Colourful: Pomak women in their traditional costumes. Another hallmark are the elaborate face paintings (see cover photo). 

The first working session focused on the current situation of the various minorities in their respective countries. What has been achieved recently? What challenges do they face? One of the major problems that almost all minorities in this group have to deal with is the preservation of their language. For example, a representative of Frisians in the Netherlands reported on their attempts to increase the visibility of their language in the public sphere as well as its economic value in the labour market.

"The lack of a mother state is a real problem because politicians at national level take little interest in supporting non-kin state minorities," said Meto Novak, a member of the Sorbian minority in Germany and speaker at the Ministry of Science, Research and Culture in Brandenburg.

The annual conference of the FUEN Non-Kin-State Working Group will continue in the following days and will focus on the question of how minority communities can be strengthened to develop their capacities and become an added value to societies.

Photo credit: Zora Popova/FUEN



What makes minority communities strong


Golden fragments, bright colours and sequins: These are the ingredients that transform a young Pomakin into an artistically made-up bride within 20 minutes. A truly unusual spectacle, which was offered to the participants of the annual meeting of the FUEN Non-Kinstate Working Group in Velingrad, Bulgaria, in the Museum of the Pomaks - and which impressed everyone very much. This insight into the culture was part of the comprehensive social programme of the host minority offered to the European guests during the four-day event from 31 August to 3 September 2022.

Fascinating sight: Make-up ritual of a Pomak bride. Photo: Kamen Mavrov.

There were 20 participants from seven countries and ten minorities - including Ladins from South Tyrol, West Frisians, North Frisians, Roma, Sorbs, Aromanians from North Macedonia and Albania, Pomaks from Greece and Karakachans from Bulgaria.

The core topic of the conference was the question of how community-building strategies can contribute to strengthening the minorities without a kin-state.

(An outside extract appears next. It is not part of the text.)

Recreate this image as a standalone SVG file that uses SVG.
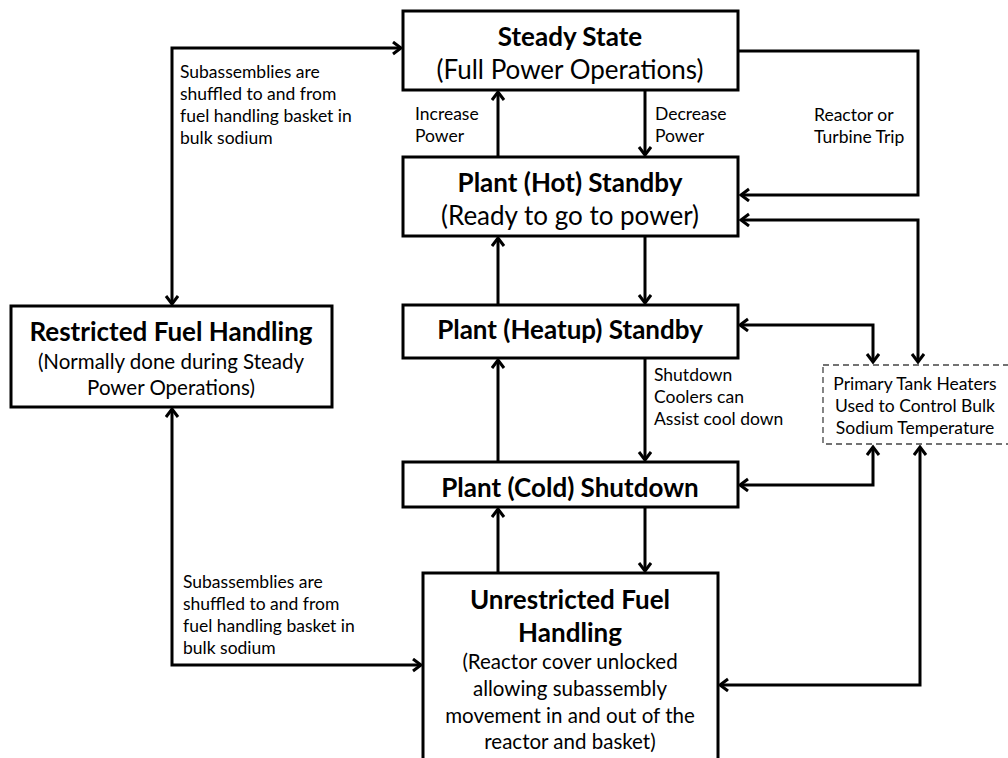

Numerous presentations, discussions and working sessions provided insights into existing best practice models, including:

  • the successful development of the Sorb community in Eastern Germany after reunification
  • the exemplary integration of the Roma in Bulgaria through the "Amalipe" centre, which has, for example, set up special "development centres" for communities as well as school networks
  • the creation of the office of a minority representative in the city of Bijeljina in Bosnia and Herzegovina, which created better networking between minorities and the majority, also at the administrative level
  • campaigns that generate media attention, such as the "Mayor Friends of Roma" campaign, which sought the "most Roma-friendly mayor in Bosnia and Herzegovina".

Zora Popova, research associate at FUEN, complemented these insights with a presentation on good European examples of community building, with a focus on the experiences from Schleswig-Holstein and the German-Danish borderland.

After the informative exchange, the future focal points of the working group were also discussed at the meeting and Bahne Bahnsen was elected as speaker for another term of office 2022-2025.

The festive conclusion was a joint visit to the Pomak folk festival in the municipality of Draginovo, where the group was personally welcomed by the municipality administration and then once again received a lively impression of the music, dances and traditions of Pomak culture.

At the folk festival in Draginovo, Bulgaria. Photo: FUEN.